Yeah. Thanks, John. I appreciate that call-out. Obviously, we made a very significant change to our merchandising organization and all the support teams within merchandising a few years ago to move away from a department focus, category-based, footwear, apparel, team sports, as an example, and get more focused on each gender within our business. You know, as a result of that work, that change of the entire organization, again, and all of our support teams, we put a significant emphasis on both the women's and the kids' business. You know, the year-over-year compares obviously have lots of noise in them, but very, very excited based off the results compared back to fiscal 2020, that women's was our fastest growing area, again, in those upper 70s%, followed by kids in the low 60s%. Really, really incredible.

You know, we're obviously growing the men's business as well, but super excited about what we're seeing in the women's and kids' business based off the change in focus.

John Lawrence (Senior Equity Research Analyst)

Great. Thanks for that. The last question from me. Did you see any correlation across the regions with differentiating with different gas prices? When you saw that little spike down in gas price, did it have any impact on the business?

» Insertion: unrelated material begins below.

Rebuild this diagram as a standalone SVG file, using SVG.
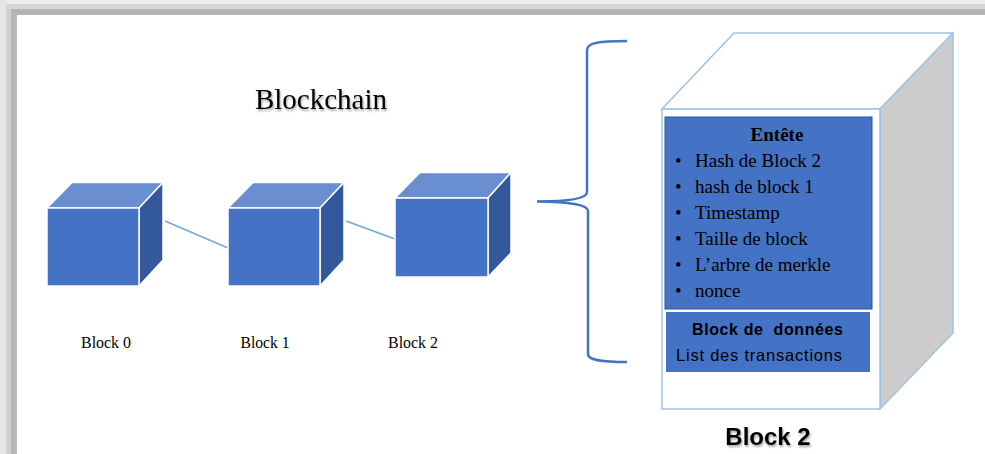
<svg xmlns="http://www.w3.org/2000/svg" width="985" height="454" viewBox="0 0 985 454">
  <defs>
    <style>
      .front { fill: #4472c4; stroke: #ffffff; stroke-width: 1.5; }
      .top { fill: #6a8fd0; stroke: #ffffff; stroke-width: 1.5; }
      .side { fill: #34589c; stroke: #ffffff; stroke-width: 1.5; }
      .link { stroke: #6fa8dc; stroke-width: 1.5; fill: none; }
      .serif { font-family: "Liberation Serif", "Times New Roman", serif; fill: #000; }
      .sans { font-family: "Liberation Sans", Arial, sans-serif; fill: #000; }
      .big { stroke: #9dc3e6; stroke-width: 1.5; }
    </style>
    <filter id="soft" x="-10%" y="-30%" width="120%" height="160%">
      <feGaussianBlur in="SourceAlpha" stdDeviation="1.2"/>
      <feOffset dx="1" dy="1.5" result="b"/>
      <feComponentTransfer><feFuncA type="linear" slope="0.35"/></feComponentTransfer>
      <feMerge><feMergeNode/><feMergeNode in="SourceGraphic"/></feMerge>
    </filter>
  </defs>

  <!-- page and its shadowed frame -->
  <rect x="0" y="0" width="985" height="454" fill="#ffffff"/>
  <rect x="0" y="0" width="985" height="5" fill="#ececec"/>
  <rect x="0" y="4" width="985" height="5" fill="#d6d6d6"/>
  <rect x="0" y="9" width="985" height="6" fill="#b4b4b4"/>
  <rect x="0" y="0" width="6" height="454" fill="#e6e6e6"/>
  <rect x="6" y="9" width="5" height="445" fill="#d0d0d0"/>
  <rect x="11" y="12" width="6" height="442" fill="#b8b8b8"/>

  <!-- title -->
  <text class="serif" x="321" y="109" font-size="29" text-anchor="middle" filter="url(#soft)">Blockchain</text>

  <!-- chain links -->
  <g id="connectors">
    <line class="link" x1="165" y1="221" x2="228" y2="248"/>
    <line class="link" x1="346" y1="221" x2="395" y2="239"/>
  </g>

  <!-- Block 0 -->
  <g id="block0">
    <polygon class="top" points="47,208 72,182.5 163,182.5 139,208"/>
    <polygon class="side" points="139,208 163,182.5 163,260 139,286"/>
    <rect class="front" x="47" y="208" width="92" height="78"/>
    <text class="serif" x="106" y="348" font-size="16" text-anchor="middle" textLength="50" lengthAdjust="spacingAndGlyphs">Block 0</text>
  </g>

  <!-- Block 1 -->
  <g id="block1">
    <polygon class="top" points="228,208 253,182.5 344,182.5 320,208"/>
    <polygon class="side" points="320,208 344,182.5 344,260 320,286"/>
    <rect class="front" x="228" y="208" width="92" height="78"/>
    <text class="serif" x="265" y="348" font-size="16" text-anchor="middle" textLength="49" lengthAdjust="spacingAndGlyphs">Block 1</text>
  </g>

  <!-- Block 2 -->
  <g id="block2">
    <polygon class="top" points="395,198 420,172.5 511,172.5 488,198"/>
    <polygon class="side" points="488,198 511,172.5 511,253 488,277"/>
    <rect class="front" x="395" y="198" width="93" height="79"/>
    <text class="serif" x="413" y="348" font-size="16" text-anchor="middle" textLength="50" lengthAdjust="spacingAndGlyphs">Block 2</text>
  </g>

  <!-- brace opening the detail view -->
  <g id="brace">
    <path d="M 627 41 C 598 41 587 43 587 50 L 587 192 C 587 198 572 201.5 537 201.5 C 572 202 588 205 588 211 L 588 354 C 588 360 600 362 627 362" fill="none" stroke="#4472c4" stroke-width="2.5"/>
  </g>

  <!-- detailed Block 2 -->
  <g id="block2-detail">
    <polygon class="big" fill="#ffffff" points="662,109 734,33 953,33 880,109"/>
    <polygon class="big" fill="#cccccc" points="880,109 953,33 953,333 880,409"/>
    <rect class="big" fill="#ffffff" x="662" y="109" width="218" height="300"/>

    <g id="header">
      <rect x="665" y="117" width="207" height="192" fill="#4472c4" stroke="#2f528f" stroke-width="1"/>
      <text class="serif" x="777" y="141" font-size="19" font-weight="bold" text-anchor="middle">Entête</text>
      <g class="serif" font-size="19">
        <text x="675" y="167">•</text><text x="695" y="167">Hash de Block 2</text>
        <text x="675" y="193">•</text><text x="695" y="193">hash de block 1</text>
        <text x="675" y="219">•</text><text x="695" y="219">Timestamp</text>
        <text x="675" y="245">•</text><text x="695" y="245">Taille de block</text>
        <text x="675" y="271">•</text><text x="695" y="271">L’arbre de merkle</text>
        <text x="675" y="297">•</text><text x="695" y="297">nonce</text>
      </g>
    </g>

    <g id="data">
      <rect x="666" y="312" width="204" height="60" fill="#4472c4"/>
      <text class="sans" x="692" y="335" font-size="16" font-weight="bold" textLength="151" lengthAdjust="spacing" xml:space="preserve">Block de  données</text>
      <text class="sans" x="676" y="361" font-size="16.5" textLength="166" lengthAdjust="spacing">List des transactions</text>
    </g>

    <text class="sans" x="768" y="445" font-size="24" font-weight="bold" text-anchor="middle" filter="url(#soft)">Block 2</text>
  </g>
</svg>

Thanks.

Mike Longo (President and CEO)

This is Mike. Hard to tell. We didn't see significant regional variation. Again, we think that our consumer has done a pretty good job economizing and making different choices like all of us do, right? Depending upon how much you make and whether it impacts you or not, whether that's decreasing the trips and increasing the amount per purchase. Bill, I know you've got some actual data there.

Bill Quinn (SVP of Marketing and Digital)

Yeah. Customers are managing through the inflation several different ways. First of all, a little bit more deal seeking than what we've seen historically. Also delaying purchases until when the product is absolutely needed. Some of that we see in the back to school and the delay there. Then also just cutting back, other discretionary spending outside of retail. As a reminder, customers intend to spend more for back to school. They don't have any plans to cut back spending for holidays, and we have very few customers trading down.

Mike Longo (President and CEO)

Thank you, Bill.

John Lawrence (Senior Equity Research Analyst)

Great. Thanks, guys. Congrats.

Mike Longo (President and CEO)

Thank you.

Operator (participant)

Our final question comes from the line of Sam Poser with Williams Trading. Please proceed with your question.

Sam Poser (Equity Analyst)

Well, all my questions were answered, so thank you very much.

Mike Longo (President and CEO)

Thank you, Sam. We appreciate it.

Operator (participant)

I would now like to turn the floor back over to management for closing comments.

Mike Longo (President and CEO)

Thank you. We appreciate everyone's time and attention today. We're very proud of our results. We look forward to reporting Q3. Again, thank you to all our teammates who make all this possible. Thank you.

Operator (participant)

Ladies and gentlemen, this does conclude today's teleconference. You may disconnect your lines at this time. Thank you for your participation, and have a wonderful day.